### WRITTEN PROBLEM:
Copy each line of the records that contains the word "chart".

### TASK DATA:
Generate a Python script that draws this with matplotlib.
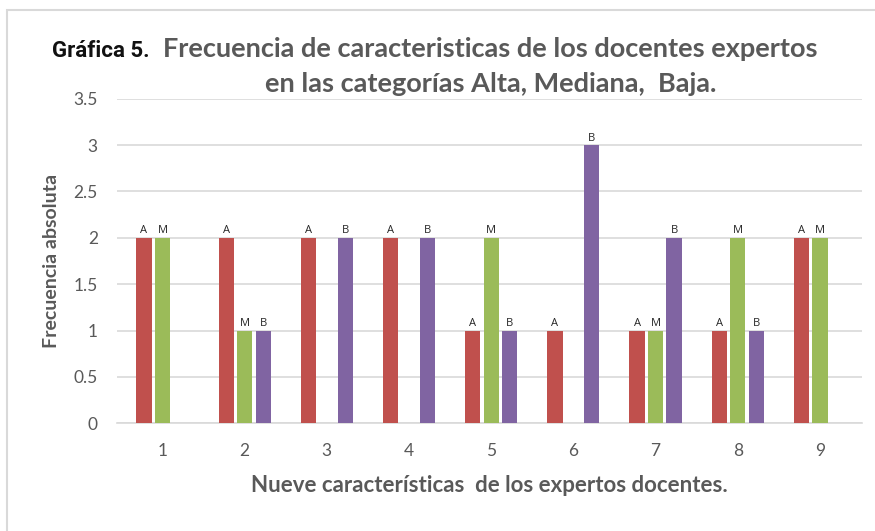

--

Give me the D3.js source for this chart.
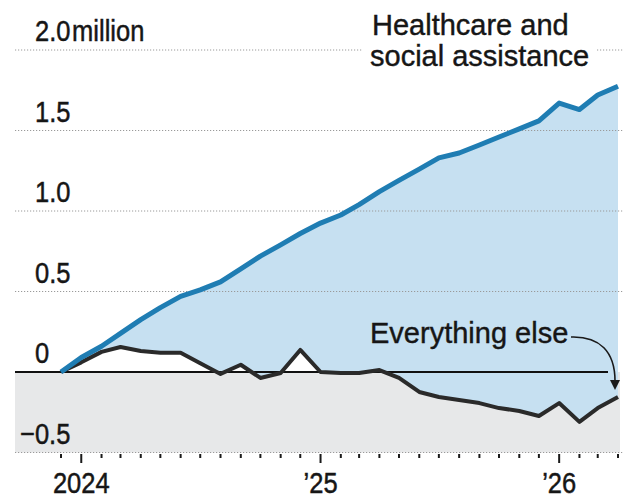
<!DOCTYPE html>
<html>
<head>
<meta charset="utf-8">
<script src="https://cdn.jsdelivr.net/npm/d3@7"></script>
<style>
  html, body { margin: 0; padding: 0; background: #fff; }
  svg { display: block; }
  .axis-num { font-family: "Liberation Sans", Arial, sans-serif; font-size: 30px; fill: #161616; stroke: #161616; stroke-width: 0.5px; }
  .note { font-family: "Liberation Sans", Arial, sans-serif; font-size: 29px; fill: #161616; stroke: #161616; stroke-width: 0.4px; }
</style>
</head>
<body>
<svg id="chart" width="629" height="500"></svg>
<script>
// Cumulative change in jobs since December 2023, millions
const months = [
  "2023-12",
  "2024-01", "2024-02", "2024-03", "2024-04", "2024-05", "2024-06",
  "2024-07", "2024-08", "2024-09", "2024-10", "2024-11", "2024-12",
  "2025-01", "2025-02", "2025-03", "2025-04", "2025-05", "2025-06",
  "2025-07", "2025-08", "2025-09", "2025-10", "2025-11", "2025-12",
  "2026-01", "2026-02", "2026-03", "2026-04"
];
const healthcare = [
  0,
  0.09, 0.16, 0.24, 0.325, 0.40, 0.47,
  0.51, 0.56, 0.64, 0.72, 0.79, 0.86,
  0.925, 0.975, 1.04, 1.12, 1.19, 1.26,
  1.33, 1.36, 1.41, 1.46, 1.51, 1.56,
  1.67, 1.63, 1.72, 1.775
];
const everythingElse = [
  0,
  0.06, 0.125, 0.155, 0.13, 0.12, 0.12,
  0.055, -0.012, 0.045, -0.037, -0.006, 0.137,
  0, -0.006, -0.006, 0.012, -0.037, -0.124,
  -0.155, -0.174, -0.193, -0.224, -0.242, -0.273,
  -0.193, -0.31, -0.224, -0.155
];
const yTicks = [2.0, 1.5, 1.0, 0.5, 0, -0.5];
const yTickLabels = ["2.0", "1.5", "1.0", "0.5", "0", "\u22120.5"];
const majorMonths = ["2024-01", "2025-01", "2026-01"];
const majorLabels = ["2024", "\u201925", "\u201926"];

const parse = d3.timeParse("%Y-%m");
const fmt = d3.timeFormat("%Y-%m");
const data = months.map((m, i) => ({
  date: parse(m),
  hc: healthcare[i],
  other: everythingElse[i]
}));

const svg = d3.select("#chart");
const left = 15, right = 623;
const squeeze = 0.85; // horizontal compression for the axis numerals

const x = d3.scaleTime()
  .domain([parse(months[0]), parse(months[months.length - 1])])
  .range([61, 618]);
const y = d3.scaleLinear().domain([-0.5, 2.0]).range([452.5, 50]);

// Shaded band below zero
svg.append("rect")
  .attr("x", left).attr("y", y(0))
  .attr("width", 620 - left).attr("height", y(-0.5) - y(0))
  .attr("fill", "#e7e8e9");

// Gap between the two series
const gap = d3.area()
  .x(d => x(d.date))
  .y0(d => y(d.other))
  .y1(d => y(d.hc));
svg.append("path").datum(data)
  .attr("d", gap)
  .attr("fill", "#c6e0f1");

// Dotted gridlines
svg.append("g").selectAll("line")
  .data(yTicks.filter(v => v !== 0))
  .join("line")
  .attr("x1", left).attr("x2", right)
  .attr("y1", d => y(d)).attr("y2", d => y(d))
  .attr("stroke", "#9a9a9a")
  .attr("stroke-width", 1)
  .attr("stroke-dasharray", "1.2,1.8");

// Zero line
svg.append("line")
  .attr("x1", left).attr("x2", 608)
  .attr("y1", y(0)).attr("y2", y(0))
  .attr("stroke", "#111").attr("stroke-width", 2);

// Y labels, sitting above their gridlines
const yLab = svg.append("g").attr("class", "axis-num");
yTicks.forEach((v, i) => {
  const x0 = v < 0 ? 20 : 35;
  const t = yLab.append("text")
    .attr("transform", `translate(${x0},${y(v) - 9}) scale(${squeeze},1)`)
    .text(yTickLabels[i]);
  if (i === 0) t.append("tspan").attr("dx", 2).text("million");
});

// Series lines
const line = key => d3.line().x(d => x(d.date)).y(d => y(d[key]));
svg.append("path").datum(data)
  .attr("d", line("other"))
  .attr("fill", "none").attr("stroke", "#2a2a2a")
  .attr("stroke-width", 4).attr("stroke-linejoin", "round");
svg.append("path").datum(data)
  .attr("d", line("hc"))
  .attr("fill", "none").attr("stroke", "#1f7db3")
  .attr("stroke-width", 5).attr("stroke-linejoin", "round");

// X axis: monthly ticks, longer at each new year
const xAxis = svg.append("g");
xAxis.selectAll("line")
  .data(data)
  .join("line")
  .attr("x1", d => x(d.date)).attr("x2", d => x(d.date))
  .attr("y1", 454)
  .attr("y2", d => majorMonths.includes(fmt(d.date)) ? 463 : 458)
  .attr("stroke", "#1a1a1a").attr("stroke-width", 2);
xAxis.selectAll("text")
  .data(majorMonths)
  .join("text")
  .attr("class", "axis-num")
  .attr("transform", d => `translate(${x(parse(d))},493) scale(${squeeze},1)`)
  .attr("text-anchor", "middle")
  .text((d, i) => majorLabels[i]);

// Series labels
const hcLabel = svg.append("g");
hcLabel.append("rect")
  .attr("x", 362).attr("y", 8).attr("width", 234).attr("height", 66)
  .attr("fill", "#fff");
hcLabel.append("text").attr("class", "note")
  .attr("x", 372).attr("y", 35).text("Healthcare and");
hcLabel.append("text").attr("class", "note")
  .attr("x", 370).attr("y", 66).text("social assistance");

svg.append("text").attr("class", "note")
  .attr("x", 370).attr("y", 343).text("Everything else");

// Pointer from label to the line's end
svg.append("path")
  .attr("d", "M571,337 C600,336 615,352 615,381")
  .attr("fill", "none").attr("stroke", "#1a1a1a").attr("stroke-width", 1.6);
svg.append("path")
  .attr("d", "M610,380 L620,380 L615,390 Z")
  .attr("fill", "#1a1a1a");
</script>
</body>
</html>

### ANSWER TO THE PROBLEM:
Give me the D3.js source for this chart.
<svg id="chart" width="629" height="500"></svg>
const svg = d3.select("#chart");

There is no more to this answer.